◆ **STATED PROBLEM**:
Leaving the pictures out, print the lines from the first line of the listing through the line containing "const bitLabelU = 1.17;", exactly as they read, and no others.

◆ **DATA**:
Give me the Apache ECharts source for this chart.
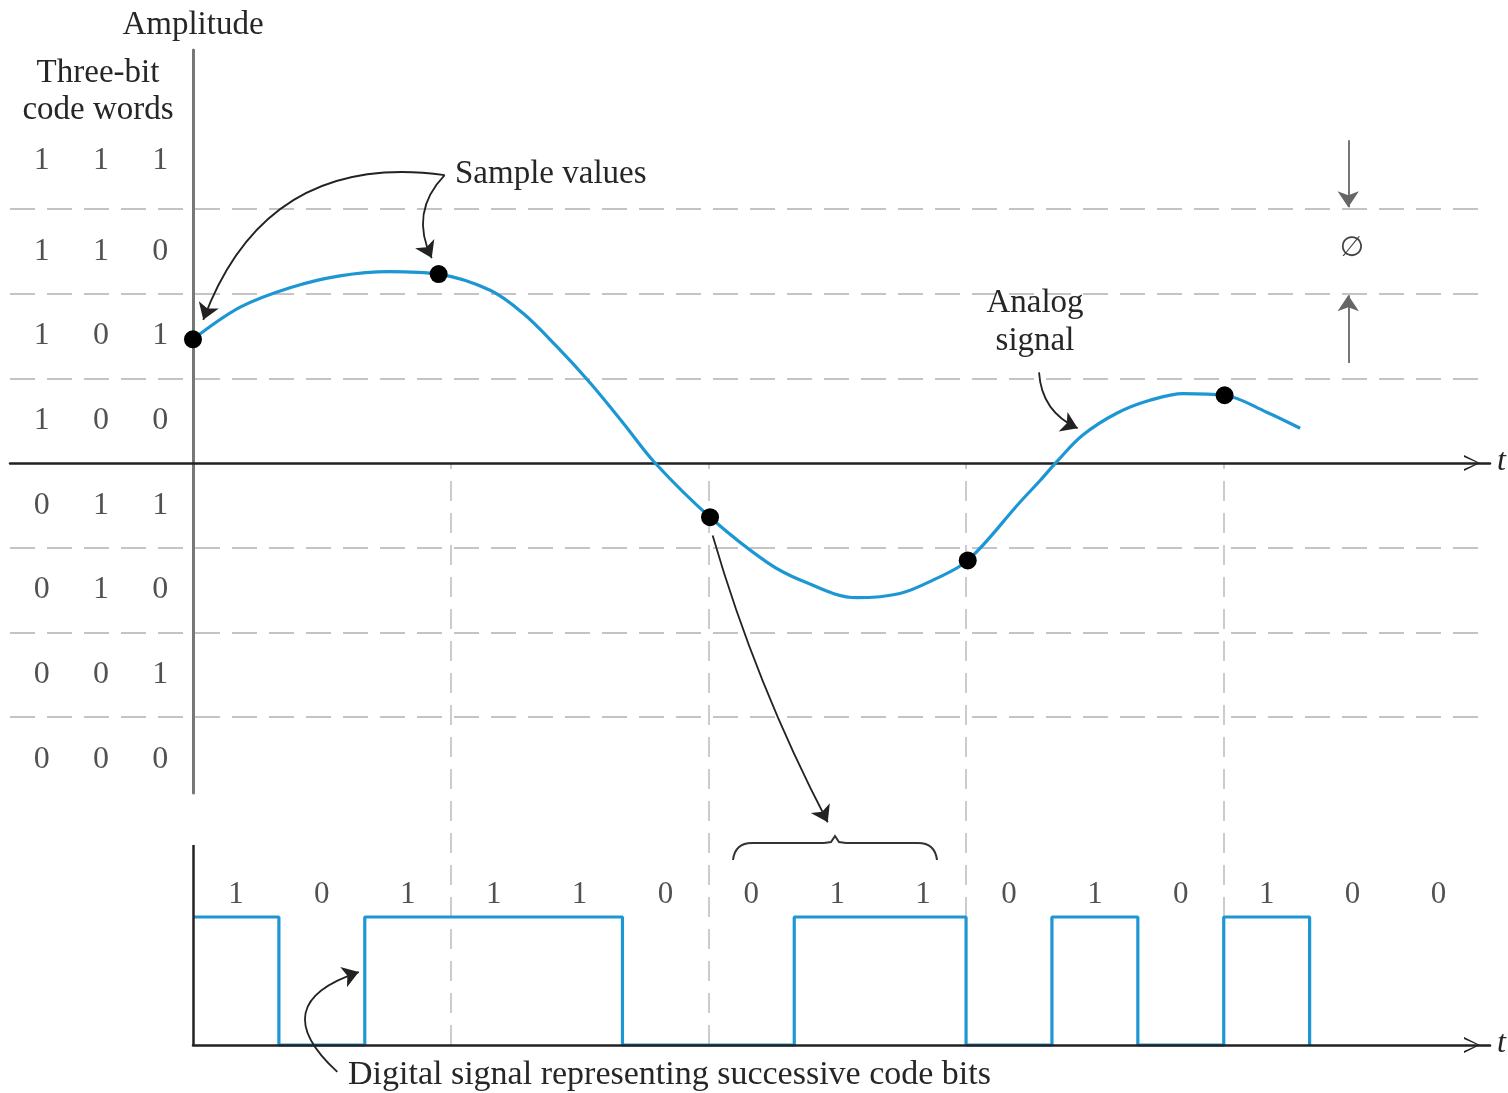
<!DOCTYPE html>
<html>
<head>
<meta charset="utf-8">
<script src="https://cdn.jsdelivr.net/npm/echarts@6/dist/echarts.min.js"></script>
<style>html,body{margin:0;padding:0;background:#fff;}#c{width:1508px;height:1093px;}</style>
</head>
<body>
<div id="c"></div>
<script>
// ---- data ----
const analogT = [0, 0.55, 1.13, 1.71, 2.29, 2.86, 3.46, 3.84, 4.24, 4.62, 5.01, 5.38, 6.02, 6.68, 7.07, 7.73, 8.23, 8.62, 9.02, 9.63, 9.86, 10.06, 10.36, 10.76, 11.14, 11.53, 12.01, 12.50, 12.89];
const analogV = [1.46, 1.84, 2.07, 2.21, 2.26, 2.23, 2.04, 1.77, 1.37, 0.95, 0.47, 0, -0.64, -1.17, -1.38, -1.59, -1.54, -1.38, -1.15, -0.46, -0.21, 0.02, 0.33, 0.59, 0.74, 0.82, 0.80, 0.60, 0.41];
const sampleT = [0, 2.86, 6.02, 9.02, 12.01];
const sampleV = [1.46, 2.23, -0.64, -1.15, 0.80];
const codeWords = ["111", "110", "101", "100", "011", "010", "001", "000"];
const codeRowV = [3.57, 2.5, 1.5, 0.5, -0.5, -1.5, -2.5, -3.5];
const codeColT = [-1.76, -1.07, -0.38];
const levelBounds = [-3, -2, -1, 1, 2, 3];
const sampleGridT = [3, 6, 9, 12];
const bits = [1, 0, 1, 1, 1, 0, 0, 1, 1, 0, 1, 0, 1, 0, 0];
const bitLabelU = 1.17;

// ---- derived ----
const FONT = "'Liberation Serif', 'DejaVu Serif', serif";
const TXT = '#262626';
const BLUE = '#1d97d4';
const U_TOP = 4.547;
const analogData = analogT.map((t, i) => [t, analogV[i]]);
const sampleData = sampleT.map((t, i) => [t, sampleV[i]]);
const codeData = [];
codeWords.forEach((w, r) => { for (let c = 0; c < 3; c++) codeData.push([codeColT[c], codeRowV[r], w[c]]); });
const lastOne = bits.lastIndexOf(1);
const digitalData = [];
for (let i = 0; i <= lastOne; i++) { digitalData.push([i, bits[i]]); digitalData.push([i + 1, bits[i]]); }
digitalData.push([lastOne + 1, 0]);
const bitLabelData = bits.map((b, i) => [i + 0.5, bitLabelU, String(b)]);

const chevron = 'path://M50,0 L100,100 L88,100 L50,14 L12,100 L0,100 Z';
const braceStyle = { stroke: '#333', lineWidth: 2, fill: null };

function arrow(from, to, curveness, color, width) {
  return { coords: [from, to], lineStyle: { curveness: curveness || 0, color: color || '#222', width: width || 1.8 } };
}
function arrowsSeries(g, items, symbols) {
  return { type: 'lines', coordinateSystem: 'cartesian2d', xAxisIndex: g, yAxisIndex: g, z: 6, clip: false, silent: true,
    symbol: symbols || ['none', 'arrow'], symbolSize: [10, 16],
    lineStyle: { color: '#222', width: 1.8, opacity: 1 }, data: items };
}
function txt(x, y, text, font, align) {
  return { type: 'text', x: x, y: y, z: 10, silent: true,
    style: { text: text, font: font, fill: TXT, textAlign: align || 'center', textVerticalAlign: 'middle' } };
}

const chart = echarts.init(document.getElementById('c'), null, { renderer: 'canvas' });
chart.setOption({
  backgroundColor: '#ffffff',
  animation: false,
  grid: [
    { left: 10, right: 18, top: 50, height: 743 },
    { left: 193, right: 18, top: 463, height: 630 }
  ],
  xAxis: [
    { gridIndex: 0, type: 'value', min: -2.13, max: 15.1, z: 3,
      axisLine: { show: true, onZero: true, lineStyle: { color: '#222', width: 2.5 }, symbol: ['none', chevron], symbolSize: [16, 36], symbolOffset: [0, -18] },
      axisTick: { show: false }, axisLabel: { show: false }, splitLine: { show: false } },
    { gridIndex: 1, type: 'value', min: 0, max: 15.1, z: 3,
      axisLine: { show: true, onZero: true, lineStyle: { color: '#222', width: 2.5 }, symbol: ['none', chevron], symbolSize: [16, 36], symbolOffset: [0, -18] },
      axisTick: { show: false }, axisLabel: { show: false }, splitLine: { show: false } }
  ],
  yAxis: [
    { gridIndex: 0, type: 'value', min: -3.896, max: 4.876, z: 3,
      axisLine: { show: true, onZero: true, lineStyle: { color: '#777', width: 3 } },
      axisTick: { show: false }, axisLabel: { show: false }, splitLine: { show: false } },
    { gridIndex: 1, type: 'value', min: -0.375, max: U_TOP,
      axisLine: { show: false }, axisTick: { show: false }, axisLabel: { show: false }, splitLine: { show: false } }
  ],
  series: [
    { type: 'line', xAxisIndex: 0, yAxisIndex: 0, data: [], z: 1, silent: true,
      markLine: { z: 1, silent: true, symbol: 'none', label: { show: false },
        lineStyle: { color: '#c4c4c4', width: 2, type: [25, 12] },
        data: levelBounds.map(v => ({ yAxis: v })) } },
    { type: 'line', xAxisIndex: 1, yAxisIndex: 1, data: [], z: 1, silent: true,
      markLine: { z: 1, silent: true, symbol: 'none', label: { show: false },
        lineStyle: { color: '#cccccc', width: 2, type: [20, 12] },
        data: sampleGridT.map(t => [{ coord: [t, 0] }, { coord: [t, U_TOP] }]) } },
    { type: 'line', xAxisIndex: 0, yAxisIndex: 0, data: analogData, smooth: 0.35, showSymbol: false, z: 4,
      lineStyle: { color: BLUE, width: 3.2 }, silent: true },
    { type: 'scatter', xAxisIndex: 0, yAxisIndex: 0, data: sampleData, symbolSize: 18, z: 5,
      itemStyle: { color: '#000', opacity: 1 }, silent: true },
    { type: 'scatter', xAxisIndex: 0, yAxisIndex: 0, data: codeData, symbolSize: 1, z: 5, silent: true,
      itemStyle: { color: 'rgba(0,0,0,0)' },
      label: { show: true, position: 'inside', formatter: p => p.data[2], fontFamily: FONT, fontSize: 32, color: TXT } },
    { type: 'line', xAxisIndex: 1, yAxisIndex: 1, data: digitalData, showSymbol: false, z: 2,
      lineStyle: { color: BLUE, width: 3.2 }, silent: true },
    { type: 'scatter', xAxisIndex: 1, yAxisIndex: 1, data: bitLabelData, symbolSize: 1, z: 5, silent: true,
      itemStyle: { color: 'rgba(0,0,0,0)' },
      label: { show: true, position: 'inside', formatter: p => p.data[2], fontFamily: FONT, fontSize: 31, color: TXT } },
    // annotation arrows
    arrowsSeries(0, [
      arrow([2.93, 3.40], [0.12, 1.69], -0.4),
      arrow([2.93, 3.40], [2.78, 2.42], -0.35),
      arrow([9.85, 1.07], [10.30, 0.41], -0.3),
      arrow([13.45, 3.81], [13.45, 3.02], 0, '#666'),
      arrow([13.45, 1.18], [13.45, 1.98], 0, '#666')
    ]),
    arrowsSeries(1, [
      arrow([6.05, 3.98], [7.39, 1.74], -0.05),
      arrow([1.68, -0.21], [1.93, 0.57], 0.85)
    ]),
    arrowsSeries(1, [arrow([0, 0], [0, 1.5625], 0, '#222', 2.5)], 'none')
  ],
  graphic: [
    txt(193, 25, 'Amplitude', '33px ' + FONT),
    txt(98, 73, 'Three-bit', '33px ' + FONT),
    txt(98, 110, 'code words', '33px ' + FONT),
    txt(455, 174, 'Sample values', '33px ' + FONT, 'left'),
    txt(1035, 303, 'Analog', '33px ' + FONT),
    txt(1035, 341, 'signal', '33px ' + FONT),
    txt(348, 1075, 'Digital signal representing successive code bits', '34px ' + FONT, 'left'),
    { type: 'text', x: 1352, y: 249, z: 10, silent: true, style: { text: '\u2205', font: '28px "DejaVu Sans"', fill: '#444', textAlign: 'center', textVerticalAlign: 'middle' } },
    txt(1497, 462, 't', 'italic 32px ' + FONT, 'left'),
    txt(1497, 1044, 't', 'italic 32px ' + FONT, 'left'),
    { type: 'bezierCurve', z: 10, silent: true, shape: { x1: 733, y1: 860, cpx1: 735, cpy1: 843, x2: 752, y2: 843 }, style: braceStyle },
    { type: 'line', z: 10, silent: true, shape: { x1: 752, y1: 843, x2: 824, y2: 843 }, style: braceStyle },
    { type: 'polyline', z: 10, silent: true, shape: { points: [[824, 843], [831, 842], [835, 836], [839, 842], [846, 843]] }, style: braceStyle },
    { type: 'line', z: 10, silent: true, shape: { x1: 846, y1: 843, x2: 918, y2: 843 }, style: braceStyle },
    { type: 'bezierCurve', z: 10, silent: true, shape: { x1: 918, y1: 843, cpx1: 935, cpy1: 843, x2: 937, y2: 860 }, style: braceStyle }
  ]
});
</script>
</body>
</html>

◆ **ANSWER TO THE PROBLEM**:
Give me the Apache ECharts source for this chart.
<!DOCTYPE html>
<html>
<head>
<meta charset="utf-8">
<script src="https://cdn.jsdelivr.net/npm/echarts@6/dist/echarts.min.js"></script>
<style>html,body{margin:0;padding:0;background:#fff;}#c{width:1508px;height:1093px;}</style>
</head>
<body>
<div id="c"></div>
<script>
// ---- data ----
const analogT = [0, 0.55, 1.13, 1.71, 2.29, 2.86, 3.46, 3.84, 4.24, 4.62, 5.01, 5.38, 6.02, 6.68, 7.07, 7.73, 8.23, 8.62, 9.02, 9.63, 9.86, 10.06, 10.36, 10.76, 11.14, 11.53, 12.01, 12.50, 12.89];
const analogV = [1.46, 1.84, 2.07, 2.21, 2.26, 2.23, 2.04, 1.77, 1.37, 0.95, 0.47, 0, -0.64, -1.17, -1.38, -1.59, -1.54, -1.38, -1.15, -0.46, -0.21, 0.02, 0.33, 0.59, 0.74, 0.82, 0.80, 0.60, 0.41];
const sampleT = [0, 2.86, 6.02, 9.02, 12.01];
const sampleV = [1.46, 2.23, -0.64, -1.15, 0.80];
const codeWords = ["111", "110", "101", "100", "011", "010", "001", "000"];
const codeRowV = [3.57, 2.5, 1.5, 0.5, -0.5, -1.5, -2.5, -3.5];
const codeColT = [-1.76, -1.07, -0.38];
const levelBounds = [-3, -2, -1, 1, 2, 3];
const sampleGridT = [3, 6, 9, 12];
const bits = [1, 0, 1, 1, 1, 0, 0, 1, 1, 0, 1, 0, 1, 0, 0];
const bitLabelU = 1.17;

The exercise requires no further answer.